Thursday, June 28, 2007

Blonder Ambition

Woke up today, full of excitement. I think everyone should make it their rule that they should always have something to look forward to. I was at the hairdresser's yesterday and emerged even blonder than I was before. I've spent a fortune in that place over the last few months. When I was a small child, my hair was so blond that it was nearly white. As I reached adolescence, I cried my eyes out because my hair just got darker and darker, a kind of dirty blond, which is all very well when you live in the sunshine, but when you don't it goes all mousy! So over the years I have experimented with highlights and colours. The most extreme thing I ever did was dye my hair jet black. My grandmother nearly had a heart attack when she saw me, she clutched her chest and wailed. Even after her death, she was still carrying on about it- I went to see a medium and the first thing she said to me was that she had an old lady with her asking why I had done such a thing!

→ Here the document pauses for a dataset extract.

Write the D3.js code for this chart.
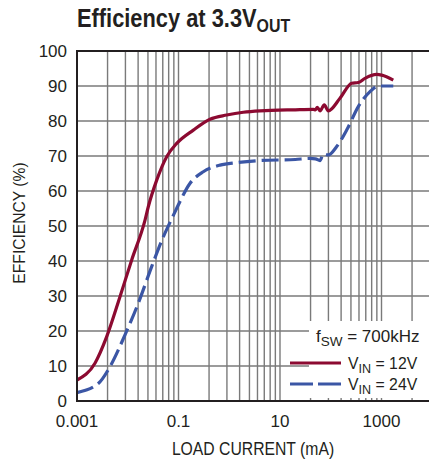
<!DOCTYPE html>
<html><head><meta charset="utf-8">
<script src="https://cdn.jsdelivr.net/npm/d3@7"></script>
<style>
body{margin:0;background:#fff;}
text{font-family:"Liberation Sans",Arial,sans-serif;fill:#231f20;}
</style></head><body>
<svg id="c" width="429" height="462"></svg>
<script>
// data: load current (mA) and efficiency (%)
const vin12_x = [0.001,0.00226,0.00385,0.00703,0.01196,0.0219,0.0254,0.0372,0.0585,0.0922,0.196,0.418,0.891,1.89,4.04,20,45.3,50,54.3,61.4,74.6,89.5,152,259,349,473,804,1009,1706];
const vin12_y = [6,10.8,18.4,29.8,40.3,51.7,55.5,63.1,69.8,73.6,77.4,80.5,81.7,82.5,82.9,83.2,83.3,83.2,83.9,82.9,84.6,82.9,86.5,90.8,91.0,92.2,93.3,93.1,91.7];
const vin24_x = [0.001,0.00263,0.00447,0.00883,0.0161,0.0296,0.0502,0.079,0.099,0.169,0.308,0.658,1.40,4.04,20,39,50,61.4,71.3,89.5,131,206,349,593,865,1706];
const vin24_y = [2.4,5.0,9.8,18.9,27.9,38.4,46.9,53.0,56.0,62.2,65.5,67.4,68.1,68.7,69.0,69.3,69.2,68.7,70.6,70.3,72.7,77.4,84.1,88.4,90.0,90.0];
const xTickValues = [0.001,0.1,10,1000];
const xTickLabels = ["0.001","0.1","10","1000"];
const yTickValues = [0,10,20,30,40,50,60,70,80,90,100];
const gridMultipliers = [1,2,3,4,5,6,7,8,9];
const seriesNames = ["12V","24V"];

const svg = d3.select("#c");
const L=77, R=433, T=51, B=401;
const x = d3.scaleLog().domain([0.001, 10000]).range([L, L + 7*50.75]);
const y = d3.scaleLinear().domain([0,100]).range([B,T]);

// grid: each gridded "decade" spans two real decades (value = base * k^2)
const gridVals = [];
xTickValues.forEach(b=>gridMultipliers.forEach(k=>{const v=b*k*k; if(x(v)<R) gridVals.push(v);}));
const g = svg.append("g");
g.selectAll("line.vg").data(gridVals).join("line")
  .attr("x1",d=>x(d)).attr("x2",d=>x(d)).attr("y1",T).attr("y2",B)
  .attr("stroke","#7a7a7a").attr("stroke-width",1.4);
g.selectAll("line.hg").data(yTickValues).join("line")
  .attr("x1",L).attr("x2",R).attr("y1",d=>y(d)).attr("y2",d=>y(d))
  .attr("stroke","#7a7a7a").attr("stroke-width",1.4);

// curves
const line = d3.line().x(d=>x(d[0])).y(d=>y(d[1])).curve(d3.curveMonotoneX);
svg.append("path").datum(d3.zip(vin24_x,vin24_y)).attr("d",line)
  .attr("fill","none").attr("stroke","#3b56a5").attr("stroke-width",3.2).attr("stroke-dasharray","17,6");
svg.append("path").datum(d3.zip(vin12_x,vin12_y)).attr("d",line)
  .attr("fill","none").attr("stroke","#8c0a31").attr("stroke-width",3.2);

// legend box
svg.append("rect").attr("x",309).attr("y",321).attr("width",R-309).attr("height",77).attr("fill","#fff");

// frame
svg.append("line").attr("x1",L).attr("x2",R).attr("y1",T).attr("y2",T).attr("stroke","#231f20").attr("stroke-width",2);
svg.append("line").attr("x1",L).attr("x2",R).attr("y1",B).attr("y2",B).attr("stroke","#231f20").attr("stroke-width",2);
svg.append("line").attr("x1",L).attr("x2",L).attr("y1",T-1).attr("y2",B+1).attr("stroke","#231f20").attr("stroke-width",2);

// tick labels
svg.selectAll("text.yl").data(yTickValues).join("text")
  .attr("x",67).attr("y",d=>y(d)+6).attr("text-anchor","end").attr("font-size",17).text(d=>d);
svg.selectAll("text.xl").data(xTickValues).join("text")
  .attr("x",d=>x(d)).attr("y",427).attr("text-anchor","middle").attr("font-size",17)
  .text((d,i)=>xTickLabels[i]);

// axis titles
svg.append("text").attr("transform","translate(253,455) scale(0.9,1)").attr("text-anchor","middle").attr("font-size",17.5).text("LOAD CURRENT (mA)");
svg.append("text").attr("transform","translate(25,223) rotate(-90) scale(0.92,1)").attr("text-anchor","middle").attr("font-size",17).text("EFFICIENCY (%)");

// title
const t = svg.append("text").attr("transform","translate(77,27) scale(0.84,1)").attr("font-size",26).attr("font-weight","bold");
t.append("tspan").text("Efficiency at 3.3V");
t.append("tspan").attr("dy",5).attr("font-size",19).text("OUT");

// legend content
const lt = svg.append("text").attr("x",316).attr("y",342).attr("font-size",17);
lt.append("tspan").text("f");
lt.append("tspan").attr("dy",4).attr("font-size",13.5).text("SW");
lt.append("tspan").attr("dy",-4).text(" = 700kHz");
const legY=[363,384], legCol=["#8c0a31","#3b56a5"], legDash=[null,"23,5"];
seriesNames.forEach((n,i)=>{
  svg.append("line").attr("x1",290).attr("x2",341).attr("y1",legY[i]).attr("y2",legY[i])
    .attr("stroke",legCol[i]).attr("stroke-width",3.2).attr("stroke-dasharray",legDash[i]);
  const tx = svg.append("text").attr("transform",`translate(348,${legY[i]+6}) scale(0.93,1)`).attr("font-size",17);
  tx.append("tspan").text("V");
  tx.append("tspan").attr("dy",4).attr("font-size",13.5).text("IN");
  tx.append("tspan").attr("dy",-4).text(" = "+n);
});
</script></body></html>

When I was studying meditation, of course all this vanity was frowned upon and we were encouraged to grow our hair long and shapeless and scraped back off our faces. I got so fed up that I chopped all my hair off and then tried to disguise the fact that I hadn't, impossible really, my pony tail had been reduced to a stump and although no-one said anything I could tell that they all thought I had fallen prey to body consciousness, ha ha, if they could see me now!